Raw records:
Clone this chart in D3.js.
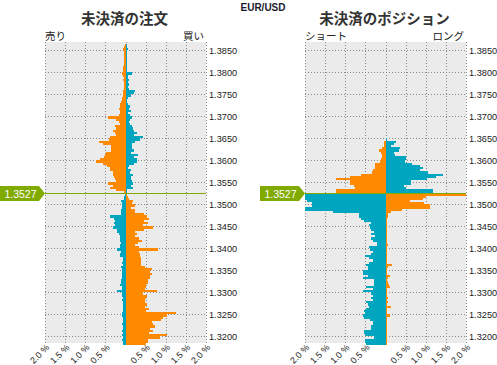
<!DOCTYPE html>
<html><head><meta charset="utf-8">
<script src="https://cdn.jsdelivr.net/npm/d3@7"></script>
<style>body{margin:0;background:#fff}svg{display:block}</style>
</head><body><svg id="c" width="497" height="365"></svg>
<script>
const pairName = "EUR/USD";
const currentPrice = 1.3527;
const bucketSize = 0.0005;
// lower bound of each price bucket (category)
const bucketLow = [
1.3860,1.3855,1.3850,1.3845,1.3840,1.3835,1.3830,1.3825,1.3820,1.3815,
1.3810,1.3805,1.3800,1.3795,1.3790,1.3785,1.3780,1.3775,1.3770,1.3765,
1.3760,1.3755,1.3750,1.3745,1.3740,1.3735,1.3730,1.3725,1.3720,1.3715,
1.3710,1.3705,1.3700,1.3695,1.3690,1.3685,1.3680,1.3675,1.3670,1.3665,
1.3660,1.3655,1.3650,1.3645,1.3640,1.3635,1.3630,1.3625,1.3620,1.3615,
1.3610,1.3605,1.3600,1.3595,1.3590,1.3585,1.3580,1.3575,1.3570,1.3565,
1.3560,1.3555,1.3550,1.3545,1.3540,1.3535,1.3530,1.3525,1.3520,1.3515,
1.3510,1.3505,1.3500,1.3495,1.3490,1.3485,1.3480,1.3475,1.3470,1.3465,
1.3460,1.3455,1.3450,1.3445,1.3440,1.3435,1.3430,1.3425,1.3420,1.3415,
1.3410,1.3405,1.3400,1.3395,1.3390,1.3385,1.3380,1.3375,1.3370,1.3365,
1.3360,1.3355,1.3350,1.3345,1.3340,1.3335,1.3330,1.3325,1.3320,1.3315,
1.3310,1.3305,1.3300,1.3295,1.3290,1.3285,1.3280,1.3275,1.3270,1.3265,
1.3260,1.3255,1.3250,1.3245,1.3240,1.3235,1.3230,1.3225,1.3220,1.3215,
1.3210,1.3205,1.3200,1.3195,1.3190,1.3185,1.3180];

// Open orders (%): sell side (left) and buy side (right)
const orderSell = [
0.01,0.04,0.05,0.04,
0.04,0.04,0.03,0.04,0.04,0.04,0.05,0.05,0.06,
0.09,0.05,0.03,0.07,0.04,0.04,0.04,0.04,0.05,0.06,
0.07,0.08,0.09,0.11,0.13,0.14,0.17,0.13,0.13,0.16,
0.44,0.24,0.16,0.13,0.26,0.23,0.32,0.27,0.23,0.38,
0.42,0.67,0.57,0.37,0.37,0.37,0.48,0.51,0.54,0.63,
0.74,0.56,0.45,0.39,0.39,0.30,0.32,0.29,0.26,0.24,
0.44,0.31,0.39,0.24,0.03,
0.01,0.03,0.04,0.12,0.09,
0.09,0.08,0.12,0.12,0.10,0.39,0.28,0.26,0.29,0.25,
0.32,0.22,0.22,0.17,0.14,0.14,0.13,0.12,0.14,0.14,
0.22,0.10,0.13,0.14,0.06,0.06,0.08,0.06,0.12,0.09,
0.08,0.09,0.08,0.09,0.10,0.10,0.14,0.09,0.08,0.22,
0.09,0.08,0.06,0.08,0.07,0.06,0.06,0.07,0.06,0.09,
0.09,0.06,0.07,0.07,0.08,0.07,0.06,0.08,0.07,0.08,
0.07,0.08,0.06,0.06];
const orderBuy = [
0.03,0.04,0.05,0.03,
0.02,0.03,0.03,0.03,0.03,0.02,0.03,0.03,0.03,
0.16,0.07,0.05,0.08,0.07,0.08,0.06,0.08,0.23,0.22,
0.13,0.05,0.03,0.03,0.07,0.10,0.08,0.13,0.06,0.10,
0.16,0.10,0.08,0.11,0.17,0.19,0.21,0.29,0.22,0.44,
0.36,0.23,0.16,0.16,0.16,0.21,0.13,0.31,0.22,0.29,
0.28,0.21,0.08,0.07,0.13,0.11,0.18,0.13,0.13,0.15,
0.19,0.14,0.18,0.03,0.01,
0.03,0.05,0.08,0.18,0.17,
0.23,0.13,0.23,0.23,0.45,0.53,0.58,0.47,0.55,0.43,
0.68,0.47,0.24,0.28,0.23,0.34,0.41,0.30,0.23,0.34,
0.81,0.33,0.37,0.35,0.38,0.38,0.38,0.38,0.48,0.66,
0.62,0.66,0.61,0.60,0.56,0.56,0.51,0.51,0.48,0.78,
0.43,0.54,0.50,0.48,0.48,0.53,0.48,0.58,0.50,1.25,
1.03,0.92,0.88,0.65,0.68,0.73,0.61,0.68,0.58,1.03,
0.85,0.55,0.56,0.50];

// Open positions (%): short (left) and long (right)
const posShort = [
0,0,0,0,0,0,0,0,0,0, 0,0,0,0,0,0,0,0,0,0,
0,0,0,0,0,0,0,0,0,0, 0,0,0,0,0,0,0,0,0,0, 0,0,0,
0.00,0.03,0.03,0.03,0.08,0.17,0.10,0.08,0.08,0.12,
0.14,0.25,0.25,0.25,0.32,0.33,0.62,0.87,1.22,0.87,
0.87,0.79,0.75,1.24,1.24,
2.50,2.50,2.50,1.95,1.83,1.83,2.50,2.50,1.30,0.67,0.67,
0.60,0.53,0.36,0.40,0.38,0.36,0.29,0.36,0.25,0.36,
0.30,0.21,0.21,0.40,0.38,0.32,0.36,0.50,0.40,0.30,
0.40,0.48,0.44,0.44,0.57,0.57,0.44,0.57,0.28,0.28,
0.28,0.48,0.31,0.57,0.36,0.32,0.36,0.32,0.48,0.44,
0.40,0.48,0.54,0.50,0.57,0.53,0.38,0.32,0.32,0.36,
0.36,0.54,0.54,0.50,0.28,0.50,0.50,0.48];
const posLong = [
0,0,0,0,0,0,0,0,0,0, 0,0,0,0,0,0,0,0,0,0,
0,0,0,0,0,0,0,0,0,0, 0,0,0,0,0,0,0,0,0,0, 0,0,0,
0.03,0.25,0.20,0.13,0.36,0.34,0.22,0.23,0.52,0.52,
0.48,0.65,0.86,0.92,0.86,1.05,1.42,1.26,1.03,0.63,
0.63,0.47,0.52,1.17,1.17,
2.50,1.00,0.93,0.62,0.95,1.10,1.10,0.40,0.13,0.05,0.05,
0.04,0.02,0.02,0.04,0.02,0.02,0.02,0.02,0.02,0.02,
0.02,0.02,0.05,0.03,0.02,0.02,0.02,0.02,0.02,0.02,
0.03,0.17,0.06,0.02,0.02,0.02,0.12,0.06,0.02,0.05,
0.08,0.10,0.03,0.03,0.02,0.02,0.07,0.02,0.07,0.02,
0.13,0.03,0.02,0.02,0.10,0.03,0.02,0.03,0.02,0.04,
0.03,0.02,0.02,0.03,0.02,0.02,0.02,0.02];

const priceTicks = [1.3850,1.3800,1.3750,1.3700,1.3650,1.3600,1.3550,1.3500,1.3450,1.3400,1.3350,1.3300,1.3250,1.3200];
const pctTicks = [-2,-1.5,-1,-0.5,0,0.5,1,1.5,2];
const pctLabels = ["2.0 %","1.5 %","1.0 %","0.5 %","","0.5 %","1.0 %","1.5 %","2.0 %"];

const ORANGE = "#ff8a00", TEAL = "#00a6c0", GREEN = "#80aa00";
const svg = d3.select("#c");
const plotTop = 42, plotBottom = 343;
const y = d3.scaleLinear().domain([currentPrice - 0.0342, currentPrice + 0.0342]).range([plotBottom, plotTop]);

svg.append("text").attr("x", 263).attr("y", 11).attr("text-anchor","middle")
  .attr("font-family","Liberation Sans, Arial, sans-serif").attr("font-weight","bold")
  .attr("font-size",10).attr("fill","#1a1a2e").text(pairName);

const panels = [
  {x0:45, x1:206, L:orderSell, R:orderBuy, title:"未決済の注文", ll:"売り", rl:"買い", boxX:0},
  {x0:305, x1:466, L:posShort, R:posLong, title:"未決済のポジション", ll:"ショート", rl:"ロング", boxX:260}
];

panels.forEach(p => {
  const x = d3.scaleLinear().domain([-2,2]).range([p.x0,p.x1]).clamp(true);
  const g = svg.append("g");
  g.append("rect").attr("x",p.x0).attr("y",plotTop).attr("width",p.x1-p.x0).attr("height",plotBottom-plotTop).attr("fill","#ebebeb");
  // grid
  g.selectAll(".vg").data(pctTicks).join("line")
    .attr("x1",d=>Math.round(x(d))+0.5).attr("x2",d=>Math.round(x(d))+0.5)
    .attr("y1",plotTop).attr("y2",plotBottom)
    .attr("stroke","#8a8a8a").attr("stroke-dasharray","1,2");
  g.selectAll(".hg").data(priceTicks).join("line")
    .attr("x1",p.x0).attr("x2",p.x1+1)
    .attr("y1",d=>Math.round(y(d))+0.5).attr("y2",d=>Math.round(y(d))+0.5)
    .attr("stroke","#8a8a8a").attr("stroke-dasharray","1,2");
  // bars
  const cx = Math.round(x(0));
  const rows = bucketLow.map((b,i)=>({b, l:p.L[i], r:p.R[i], above: b + bucketSize > currentPrice}));
  const yt = d => Math.round(y(d.b + bucketSize)), yb = d => Math.round(y(d.b));
  g.selectAll(".lb").data(rows.filter(d=>d.l>0)).join("rect")
    .attr("x",d=>Math.round(x(-d.l))).attr("width",d=>Math.max(1,cx-Math.round(x(-d.l))))
    .attr("y",yt).attr("height",d=>yb(d)-yt(d))
    .attr("fill",d=>d.above?ORANGE:TEAL).attr("shape-rendering","crispEdges");
  g.selectAll(".rb").data(rows.filter(d=>d.r>0)).join("rect")
    .attr("x",cx).attr("width",d=>Math.max(1,Math.round(x(d.r))-cx))
    .attr("y",yt).attr("height",d=>yb(d)-yt(d))
    .attr("fill",d=>d.above?TEAL:ORANGE).attr("shape-rendering","crispEdges");
  // price line
  const py = Math.round(y(currentPrice))+0.5;
  g.append("line").attr("x1",p.x0).attr("x2",p.x1).attr("y1",py).attr("y2",py)
    .attr("stroke",GREEN).attr("stroke-width",1);
  // price tag
  const bx = p.boxX, bw = 39, tip = p.x0;
  g.append("path").attr("d",`M${bx},${py-7.5}H${bx+bw}L${tip},${py}L${bx+bw},${py+7.5}H${bx}Z`).attr("fill",GREEN);
  g.append("text").attr("x",bx+bw/2+1).attr("y",py+4).attr("text-anchor","middle")
    .attr("font-family","Liberation Sans, Arial, sans-serif").attr("font-size",10.5).attr("fill","#fff").text(currentPrice.toFixed(4));
  // y labels
  g.selectAll(".yl").data(priceTicks).join("text")
    .attr("x",p.x1+3).attr("y",d=>y(d)+3.3)
    .attr("font-family","Liberation Sans, Arial, sans-serif").attr("font-size",9.2).attr("fill","#222")
    .text(d=>d.toFixed(4));
  // x labels
  g.selectAll(".xl").data(pctTicks).join("text")
    .attr("transform",d=>`translate(${x(d)+5},${plotBottom+5}) rotate(-45)`)
    .attr("text-anchor","end")
    .attr("font-family","Liberation Sans, Arial, sans-serif").attr("font-size",9).attr("fill","#222")
    .text((d,i)=>pctLabels[i]);
  // titles
  g.append("text").attr("x",(p.x0+p.x1)/2-1).attr("y",24).attr("text-anchor","middle")
    .attr("font-family","Noto Sans CJK JP, sans-serif").attr("font-weight","bold").attr("font-size",14.5).attr("fill","#333").text(p.title);
  g.append("text").attr("x",p.x0).attr("y",40).attr("font-family","Noto Sans CJK JP, sans-serif")
    .attr("font-size",10.5).attr("fill","#222").text(p.ll);
  g.append("text").attr("x",p.x1-2).attr("y",40).attr("text-anchor","end").attr("font-family","Noto Sans CJK JP, sans-serif")
    .attr("font-size",10.5).attr("fill","#222").text(p.rl);
});
</script></body></html>
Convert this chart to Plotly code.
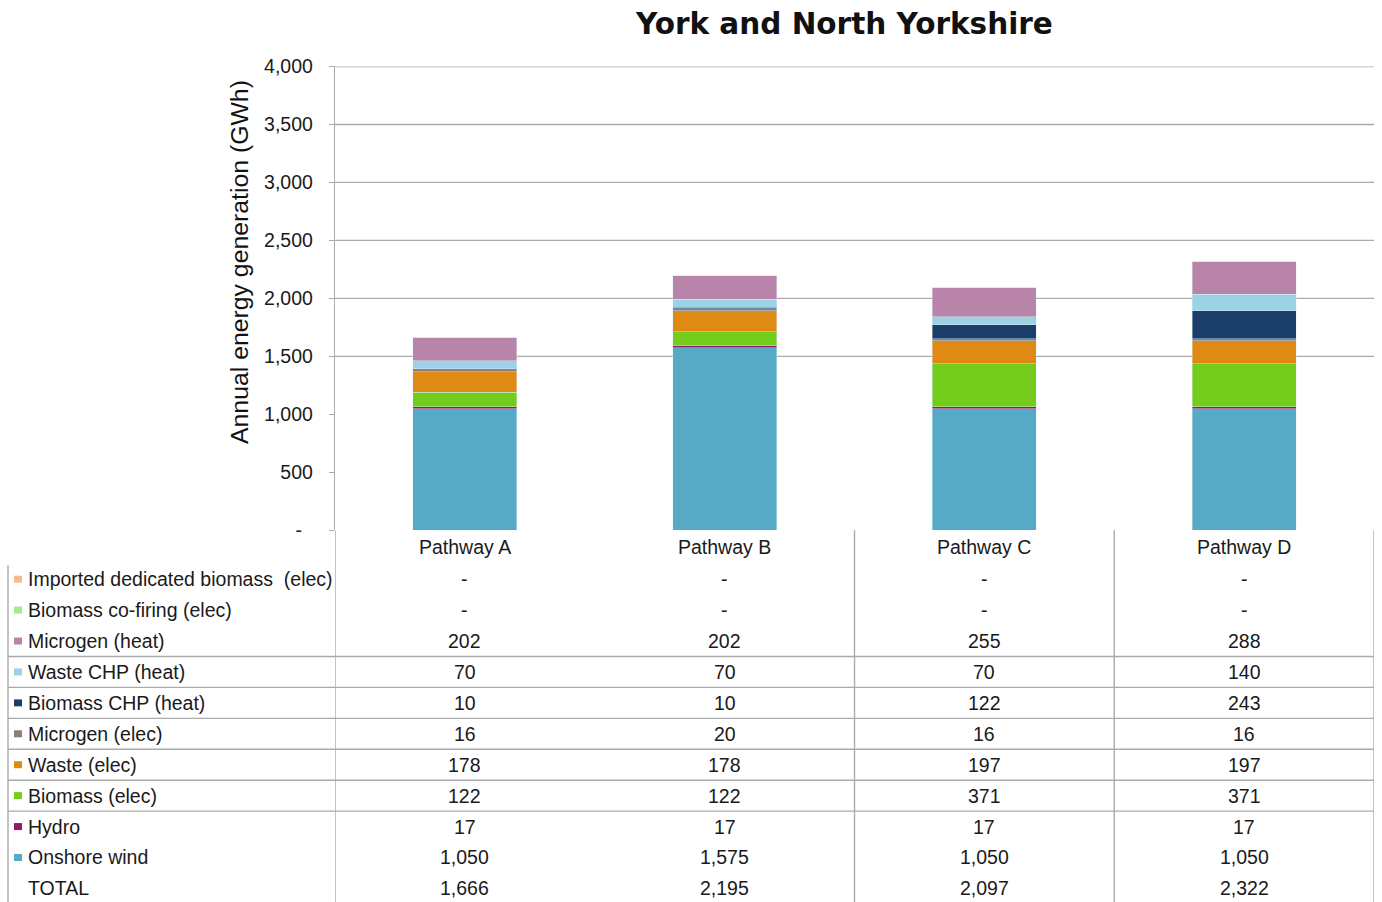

Requirement:
Reproduce, word for word, every line from the start of the records down to and including the line with "1.3210,1.3205,1.3200,1.3195,1.3190,1.3185,1.3180];"; skip the pictures.

Result for this exercise:
Clone this chart in D3.js.
<!DOCTYPE html>
<html><head><meta charset="utf-8">
<script src="https://cdn.jsdelivr.net/npm/d3@7"></script>
<style>body{margin:0;background:#fff}svg{display:block}</style>
</head><body><svg id="c" width="497" height="365"></svg>
<script>
const pairName = "EUR/USD";
const currentPrice = 1.3527;
const bucketSize = 0.0005;
// lower bound of each price bucket (category)
const bucketLow = [
1.3860,1.3855,1.3850,1.3845,1.3840,1.3835,1.3830,1.3825,1.3820,1.3815,
1.3810,1.3805,1.3800,1.3795,1.3790,1.3785,1.3780,1.3775,1.3770,1.3765,
1.3760,1.3755,1.3750,1.3745,1.3740,1.3735,1.3730,1.3725,1.3720,1.3715,
1.3710,1.3705,1.3700,1.3695,1.3690,1.3685,1.3680,1.3675,1.3670,1.3665,
1.3660,1.3655,1.3650,1.3645,1.3640,1.3635,1.3630,1.3625,1.3620,1.3615,
1.3610,1.3605,1.3600,1.3595,1.3590,1.3585,1.3580,1.3575,1.3570,1.3565,
1.3560,1.3555,1.3550,1.3545,1.3540,1.3535,1.3530,1.3525,1.3520,1.3515,
1.3510,1.3505,1.3500,1.3495,1.3490,1.3485,1.3480,1.3475,1.3470,1.3465,
1.3460,1.3455,1.3450,1.3445,1.3440,1.3435,1.3430,1.3425,1.3420,1.3415,
1.3410,1.3405,1.3400,1.3395,1.3390,1.3385,1.3380,1.3375,1.3370,1.3365,
1.3360,1.3355,1.3350,1.3345,1.3340,1.3335,1.3330,1.3325,1.3320,1.3315,
1.3310,1.3305,1.3300,1.3295,1.3290,1.3285,1.3280,1.3275,1.3270,1.3265,
1.3260,1.3255,1.3250,1.3245,1.3240,1.3235,1.3230,1.3225,1.3220,1.3215,
1.3210,1.3205,1.3200,1.3195,1.3190,1.3185,1.3180];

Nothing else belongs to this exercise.